ERIC Number: ED336668
Record Type: RIE
Publication Date: 1991
Academic Stress amongst Adolescents: An Examination by Ethnicity, Grade, and Sex.
Jones, Russell W.; Hattie, John A.
A great deal of the literature and research dealing with life-events and stress during adolescence has cited school as a major contributor to student stress. As a considerable proportion of a teenager's life is spent at school in the pursuit of academic endeavors, it is reasonable to assume that a substantial proportion of stressors affecting adolescents may originate in the academic area. This study sought to investigate the factors contributing to academic stress within an adolescent student population, and whether these factors vary across ethnicity, sex, and grade. The Academic Pressure Scale for Adolescents was administered to 550 high school students. Four significant factors were found to contribute to academic stress: peer pressure; parental pressure; importance of school; and fear of failure. Peer pressure was found to vary across all variables. Importance of school and fear of failure were found to vary across ethnicity, sex, and grade. If the aim of many guidance and counseling programs is to reduce academic stress, then different goals are suggested reflecting appropriate levels of ethnicity, sex, and grade.
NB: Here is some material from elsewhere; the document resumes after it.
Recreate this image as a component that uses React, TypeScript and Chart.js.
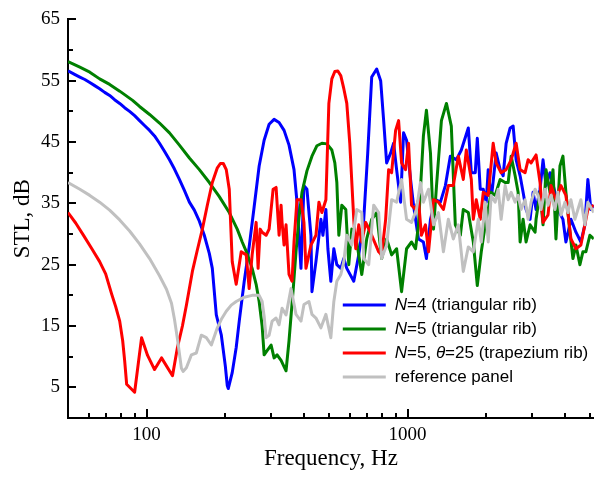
import React, { useEffect, useRef } from 'react';
import { Chart, registerables } from 'chart.js';

Chart.register(...registerables);

// [frequency Hz, STL dB]
const blueSeries: number[][] = [
  [50,56.6],[53.2,56.0],[55.5,55.6],[58.0,55.2],[60.6,54.7],[63.3,54.2],[66.1,53.7],[69.1,53.1],[72.2,52.6],[75.4,51.9],[78.9,51.3],[82.4,50.6],[86.1,50.0],[90.0,49.3],[94.0,48.5],[98.2,47.7],[102.7,46.9],[107.3,46.0],[112.1,44.8],[117.1,43.5],[122.4,42.1],[127.9,40.6],[133.6,38.9],[139.6,37.1],[145.9,35.2],[152.4,33.9],[159.3,32.1],[166.4,29.8],[174.0,26.8],[178.6,24.4],[185,16.8],[193.4,13.5],[200.3,8.5],[203.8,5.3],[205.6,4.8],[212.9,7.4],[220.5,11.5],[226.5,15.8],[236.7,22.3],[247.2,27.9],[258.3,34.4],[270,41.1],[282.1,45.3],[294.8,47.9],[308,48.7],[321.9,48.2],[336.4,46.9],[351.4,44.5],[367.2,40.5],[377,35.2],[390.5,24.4],[400.9,37.9],[411.6,37.3],[426.4,29.8],[430.2,20.6],[445.6,25.5],[465.6,32.4],[473.9,29.8],[486.5,34.0],[495.1,27.6],[508.2,22.3],[521.8,27.6],[535.8,25.0],[555,24.4],[569.8,26.0],[585,24.4],[622.1,22.3],[650.1,26.6],[679.3,32.4],[703.6,43.2],[728.8,55.6],[761.5,56.9],[788.7,55.0],[809.8,48.5],[831.4,41.6],[861.2,43.2],[884.2,44.8],[907.8,40.5],[940.3,35.2],[965.4,46.5],[991.2,45.3],[1026.7,38.9],[1054,34.7],[1101,29.2],[1150,28.7],[1181,26.0],[1224,32.4],[1279,35.6],[1336,35.2],[1396,37.9],[1458,42.7],[1537,42.1],[1607,43.7],[1709,47.3],[1755,40.0],[1817,40.0],[1850,45.6],[1899,37.3],[1950,37.3],[2002,35.2],[2037,40.5],[2091,35.6],[2185,43.2],[2263,40.5],[2324,39.5],[2386,44.8],[2472,47.3],[2538,47.6],[2606,42.1],[2699,39.5],[2771,36.8],[2845,34.0],[2947,32.4],[3026,36.8],[3107,34.0],[3218,37.3],[3304,42.1],[3392,37.9],[3513,40.0],[3671,36.8],[3769,34.0],[3938,32.4],[4043,28.7],[4226,32.4],[4416,30.3],[4614,28.7],[4779,31.5],[4907,38.9],[5038,34.0],[5170,34.7]
];

const greenSeries: number[][] = [
  [50,58.1],[55.5,57.2],[60.6,56.4],[66.1,55.3],[72.2,54.4],[78.9,53.3],[88.4,51.8],[94,50.8],[102.7,49.5],[112.1,48.1],[122.4,46.5],[133.6,44.5],[145.9,42.4],[159.3,40.5],[174,38.4],[190,36.1],[207.4,33.5],[222.5,30.8],[232.5,28.7],[243,26.8],[253.8,24.4],[262.9,21.8],[270,19.0],[277.2,15.0],[282.1,10.3],[289.6,11.0],[300,11.9],[308,9.8],[316.3,10.3],[327.6,9.4],[342.3,7.7],[351.4,12.6],[364,20.6],[373.7,27.1],[383.7,32.7],[394,36.8],[411.6,40.3],[430.2,42.7],[449.6,44.4],[469.7,44.8],[490.8,44.7],[512.7,43.7],[526.4,41.6],[535.8,38.4],[545.3,29.8],[559.9,34.7],[579.9,34.0],[595.4,25.0],[611.3,30.8],[638.7,28.7],[667.5,23.4],[697.4,29.2],[728.8,32.4],[761.5,33.5],[795.7,26.0],[831.4,29.2],[868.8,26.6],[907.8,27.6],[948.6,20.6],[991.2,27.6],[1035.7,28.7],[1072.7,27.6],[1101,31.5],[1150,46.0],[1181,50.2],[1224,43.2],[1257,30.8],[1291,37.9],[1348,48.5],[1409,51.3],[1471,47.6],[1524,31.5],[1593,29.8],[1635,34.0],[1709,33.5],[1786,28.7],[1850,21.6],[1916,27.1],[1984,31.5],[2037,34.0],[2091,36.8],[2166,36.3],[2263,38.9],[2365,38.4],[2429,38.4],[2494,42.7],[2583,39.5],[2652,36.8],[2699,28.7],[2771,32.4],[2845,28.7],[2947,31.5],[3080,30.3],[3107,32.4],[3218,36.8],[3304,31.5],[3392,40.5],[3513,36.8],[3607,40.5],[3703,29.2],[3836,41.1],[3938,42.7],[4043,36.8],[4189,30.3],[4301,26.0],[4416,28.2],[4574,25.0],[4696,27.1],[4821,27.1],[4994,29.8],[5170,29.2]
];

const redSeries: number[][] = [
  [50,33.5],[53.5,31.8],[57.5,29.7],[61.7,27.6],[66.1,25.5],[69.7,23.5],[73.5,20.2],[76.1,18.2],[78.9,15.8],[81.0,12.6],[82.4,9.4],[83.9,5.5],[90,4.2],[95.7,13.1],[100.9,10.2],[107.3,7.9],[114.1,9.8],[125.7,6.9],[131.3,11.5],[137.2,15.0],[142.1,18.4],[149.8,23.9],[156.5,27.4],[163.6,30.8],[170.9,34.7],[178.6,38.4],[186.7,40.8],[191.7,41.5],[196.8,41.5],[202.0,40.5],[207.4,37.3],[212.9,25.5],[220.5,21.8],[230.5,27.1],[240.9,26.6],[247.2,21.1],[253.8,26.6],[262.9,31.9],[267.5,24.4],[272.4,30.8],[277.2,30.3],[287.1,29.8],[294.8,30.8],[305.4,37.3],[313.5,37.6],[321.9,29.8],[327.6,34.7],[330.5,31.9],[336.4,28.2],[342.3,31.5],[351.4,23.4],[360.8,22.3],[367.2,28.7],[377,35.6],[390.5,35.6],[400.9,31.9],[408,24.4],[426.4,28.2],[445.6,29.8],[457.5,35.2],[469.7,33.5],[486.5,35.6],[499.4,51.3],[512.7,55.3],[526.4,56.5],[540.5,56.6],[555,55.8],[569.8,53.7],[585,51.3],[600.6,44.8],[622.1,32.4],[633.1,27.6],[650.1,31.5],[667.5,28.7],[691.3,31.9],[728.8,29.8],[775,27.1],[795.7,26.6],[824.2,32.4],[846.2,40.5],[868.8,40.0],[899.9,46.9],[923.9,48.5],[948.6,41.6],[982.5,40.5],[1008.8,44.8],[1035.7,34.7],[1072.7,34.0],[1101,35.6],[1130,29.8],[1171,31.5],[1203,27.1],[1257,35.6],[1313,35.2],[1372,34.0],[1433,37.9],[1497,37.9],[1565,42.7],[1635,38.9],[1679,43.7],[1755,38.9],[1786,32.4],[1833,35.6],[1899,32.4],[1950,36.8],[2037,36.3],[2128,44.8],[2185,41.6],[2283,40.0],[2386,40.5],[2494,42.1],[2606,44.8],[2699,40.5],[2820,40.0],[2896,42.1],[2973,41.6],[3107,42.9],[3218,38.4],[3304,31.9],[3452,33.1],[3544,37.9],[3703,35.6],[3870,37.9],[4043,36.3],[4226,29.2],[4416,27.6],[4614,28.2],[4779,31.5],[4907,34.0],[5170,34.7]
];

const graySeries: number[][] = [
  [50,38.4],[55.5,37.3],[60.6,36.3],[66.1,35.2],[72.2,33.9],[78.9,32.3],[86.1,30.5],[94,28.4],[102.7,26.0],[112.1,23.2],[119.2,21.0],[124.6,18.7],[127.9,16.1],[131.3,12.9],[136,8.1],[138,7.6],[142.1,8.2],[148.5,10.3],[155.1,10.6],[162.1,13.5],[169.4,13.1],[177.1,11.9],[186.7,14.7],[193.4,16.1],[202,17.4],[211.1,18.4],[220.5,19.0],[236.7,19.7],[253.8,20.0],[270,20.0],[277.2,19.0],[282.1,16.6],[287.1,13.1],[294.8,13.5],[302.7,15.8],[313.5,16.3],[321.9,15.2],[330.5,17.9],[342.3,16.8],[357.6,21.1],[373.7,16.9],[390.5,15.8],[400.9,18.5],[419,19.0],[430.2,16.9],[445.6,16.3],[465.6,14.7],[486.5,16.9],[508.2,13.1],[521.8,19.0],[535.8,22.3],[555,23.4],[569.8,25.5],[585,29.8],[611.3,28.2],[638.7,34.0],[667.5,33.5],[679.3,26.0],[709.8,25.0],[741.7,34.7],[775,33.5],[795.7,26.0],[831.4,28.2],[868.8,35.6],[907.8,35.2],[948.6,38.9],[991.2,32.4],[1035.7,31.9],[1082,34.0],[1120,38.4],[1150,35.2],[1203,37.3],[1257,31.5],[1313,33.5],[1372,27.1],[1433,32.4],[1497,29.2],[1565,31.5],[1635,23.9],[1709,27.9],[1786,27.1],[1866,32.4],[1916,28.7],[1984,35.2],[2037,28.7],[2091,36.3],[2166,35.2],[2224,37.3],[2283,32.4],[2365,37.9],[2429,35.6],[2494,36.8],[2583,35.2],[2652,36.3],[2723,34.0],[2820,35.6],[2896,32.4],[2973,35.2],[3080,37.3],[3162,36.3],[3247,34.0],[3362,37.3],[3452,34.7],[3544,36.3],[3671,34.0],[3769,36.8],[3870,33.1],[4008,35.2],[4116,33.5],[4226,35.6],[4377,32.4],[4494,34.0],[4614,35.6],[4779,31.5],[4907,35.2],[5170,33.5]
];

const xTickValues = [60, 70, 80, 90, 100, 200, 300, 400, 500, 600, 700, 800, 900, 1000, 2000, 3000, 4000, 5000];
const xLabeledTicks = [100, 1000];
const yLabeledTicks = [5, 15, 25, 35, 45, 55, 65];

type Seg = { t: string; i?: boolean };
const legendEntries: { color: string; segs: Seg[] }[] = [
  { color: '#0000ff', segs: [{ t: 'N', i: true }, { t: '=4 (triangular rib)' }] },
  { color: '#008000', segs: [{ t: 'N', i: true }, { t: '=5 (triangular rib)' }] },
  { color: '#ff0000', segs: [{ t: 'N', i: true }, { t: '=5, ' }, { t: 'θ', i: true }, { t: '=25 (trapezium rib)' }] },
  { color: '#c0c0c0', segs: [{ t: 'reference panel' }] },
];

const toPoints = (s: number[][]) => s.map(([x, y]) => ({ x, y }));

const overlayPlugin = {
  id: 'overlay',
  afterDraw(chart: any) {
    const { ctx, chartArea, scales } = chart;
    const xs = scales.x;
    const ys = scales.y;
    ctx.save();
    ctx.strokeStyle = '#000';
    ctx.lineWidth = 2;
    ctx.beginPath();
    ys.ticks.forEach((t: any) => {
      if (t.value <= 0) return;
      const y = Math.round(ys.getPixelForValue(t.value));
      const len = yLabeledTicks.includes(t.value) ? 8 : 5;
      ctx.moveTo(chartArea.left, y);
      ctx.lineTo(chartArea.left + len, y);
    });
    xTickValues.forEach((v) => {
      const x = Math.round(xs.getPixelForValue(v));
      const len = xLabeledTicks.includes(v) ? 9 : 5;
      ctx.moveTo(x, chartArea.bottom);
      ctx.lineTo(x, chartArea.bottom - len);
    });
    ctx.stroke();

    // legend
    const lx0 = chartArea.right - 251;
    const lx1 = chartArea.right - 208;
    const tx = chartArea.right - 199;
    const y0 = chartArea.bottom - 113;
    const dy = 24;
    const family = '"Liberation Sans", Arial, sans-serif';
    ctx.textBaseline = 'middle';
    ctx.textAlign = 'left';
    legendEntries.forEach((e, k) => {
      const y = y0 + k * dy;
      ctx.strokeStyle = e.color;
      ctx.lineWidth = 3;
      ctx.beginPath();
      ctx.moveTo(lx0, y);
      ctx.lineTo(lx1, y);
      ctx.stroke();
      let x = tx;
      ctx.fillStyle = '#000';
      e.segs.forEach((s) => {
        ctx.font = `${s.i ? 'italic ' : ''}17px ${family}`;
        ctx.fillText(s.t, x, y);
        x += ctx.measureText(s.t).width;
      });
    });
    ctx.restore();
  },
};

export default function App() {
  const ref = useRef<HTMLCanvasElement>(null);
  useEffect(() => {
    if (!ref.current) return;
    const serif = '"Liberation Serif", "Times New Roman", serif';
    const mk = (label: string, s: number[][], color: string, order: number) => ({
      label,
      data: toPoints(s),
      borderColor: color,
      backgroundColor: color,
      borderWidth: 3,
      pointRadius: 0,
      tension: 0,
      borderJoinStyle: 'round' as const,
      fill: false,
      order,
    });
    const chart = new Chart(ref.current, {
      type: 'line',
      data: {
        datasets: [
          mk('N=4 (triangular rib)', blueSeries, '#0000ff', 4),
          mk('N=5 (triangular rib)', greenSeries, '#008000', 3),
          mk('N=5, θ=25 (trapezium rib)', redSeries, '#ff0000', 2),
          mk('reference panel', graySeries, '#c0c0c0', 1),
        ],
      },
      options: {
        animation: false,
        responsive: false,
        layout: { padding: { top: 15, right: 0, left: 0, bottom: 0 } },
        plugins: { legend: { display: false }, tooltip: { enabled: false } },
        scales: {
          x: {
            type: 'logarithmic',
            min: 50,
            max: 5170,
            afterBuildTicks: (s: any) => {
              s.ticks = xTickValues.map((v) => ({ value: v }));
            },
            afterFit: (s: any) => {
              s.height = 59;
            },
            grid: { display: false, drawTicks: false },
            border: { display: true, color: '#000', width: 2 },
            ticks: {
              autoSkip: false,
              maxRotation: 0,
              padding: 6,
              color: '#000',
              font: { family: serif, size: 19 },
              callback: (v: any) => (xLabeledTicks.includes(Number(v)) ? String(v) : ''),
            },
            title: {
              display: true,
              text: 'Frequency, Hz',
              color: '#000',
              font: { family: serif, size: 23 },
              padding: { top: 0, bottom: 4 },
            },
          },
          y: {
            type: 'linear',
            min: 0,
            max: 65,
            afterFit: (s: any) => {
              s.width = 68;
            },
            grid: { display: false, drawTicks: false },
            border: { display: true, color: '#000', width: 2 },
            ticks: {
              stepSize: 5,
              autoSkip: false,
              padding: 8,
              color: '#000',
              font: { family: serif, size: 19 },
              callback: (v: any) => (yLabeledTicks.includes(Number(v)) ? String(v) : ''),
            },
            title: {
              display: true,
              text: 'STL, dB',
              color: '#000',
              font: { family: serif, size: 23 },
              padding: { top: 9, bottom: 0 },
            },
          },
        },
      },
      plugins: [overlayPlugin],
    });
    return () => chart.destroy();
  }, []);
  return (
    <div style={{ position: 'absolute', left: 0, top: 0, width: 596, height: 477, background: '#fff' }}>
      <canvas ref={ref} width={596} height={477} />
    </div>
  );
}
Consideration must also be given to the predominance of academic stressors emanating from non-school sources, such as the family, parents, and peers, rather than school factors such as teachers. (ABL)
Publication Type: Reports - Research; Speeches/Meeting Papers
Education Level: N/A
Authoring Institution: N/A
Note: Paper presented at the Annual Conference of the New England Educational Research Organization (Portsmouth, NH, April 24-26, 1991).